We will create a Mandala with colored sand. The sand pours through our fingers to create intricate patterns that gradually form a large and complex Mandala. The circle being created quiets the soul, and enables us to connect to the cyclical nature of life.
"Mandala" comes from the classical Indian language of Sanskrit. Loosely translated, it means "circle," a Mandala, however, is far more than a simple shape. It represents wholeness and can be seen as a model for the organizational structure of life itself. Mandalas reveal a cosmic diagram that remind us of our relation to the infinite, the world that extends both beyond and within our bodies and minds. The Mandala appears in all aspects of life: the celestial circles we call earth, sun, and moon, as well as conceptual circles of friends, family, and community.
Color in Mandalas expresses you innermost thoughts, feelings, intuitions, even your physical sensations.

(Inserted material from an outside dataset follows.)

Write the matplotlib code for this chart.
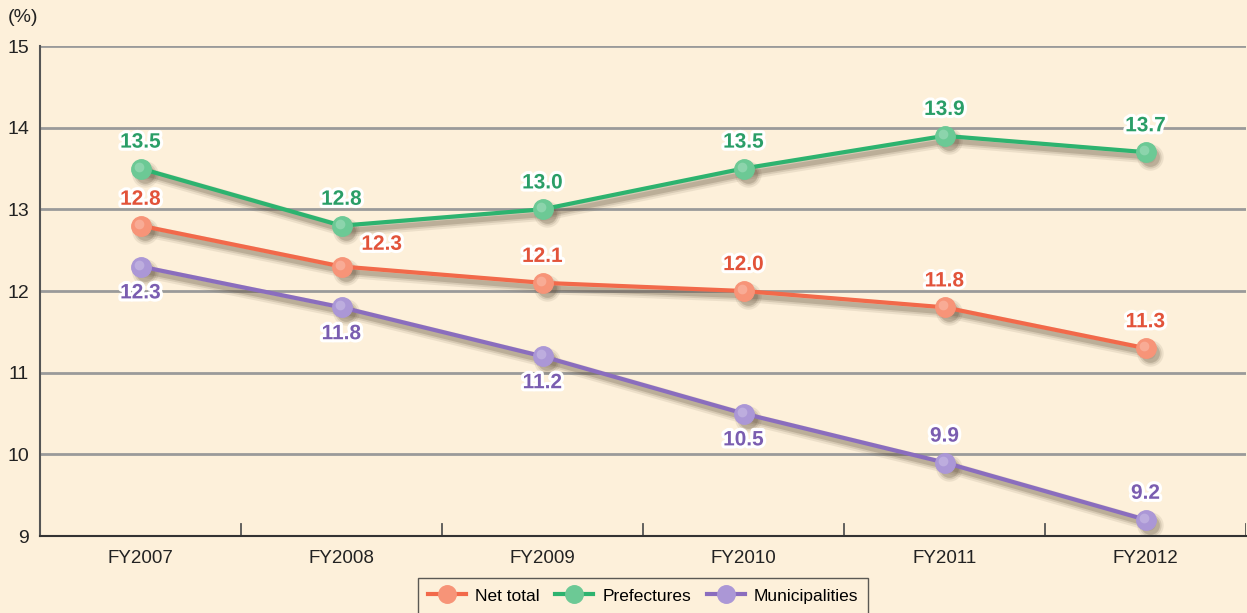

As you enter into and experience the joy of color, you will automatically be drawn toward creative color blending, merging the material science of color mixing. A color may mean something different each time you use it. While meanings for colors are not always and everywhere the same, there do seem to be commonalities based on the shared experiences of many generations. For example, the yellow. The color of the sun has come to symbolize light, warmth, nourishment, insight.
The Mandala pattern is used in many religious traditions. Mandalas have been used in healing for centuries by cultures the world over because of their transformative effect. The process of discovering personal symbolism through practice of color and shape follows next.
Maagala, The Jewish Mandala: The term Maagala is derived from an old tale of rabbi "Choni the maagel" (Choni the creator of circles). Among other things it is told that Choni would draw a circle on the ground, stand in its center and pray to God for the blessings of rain. And his prayers would be answered.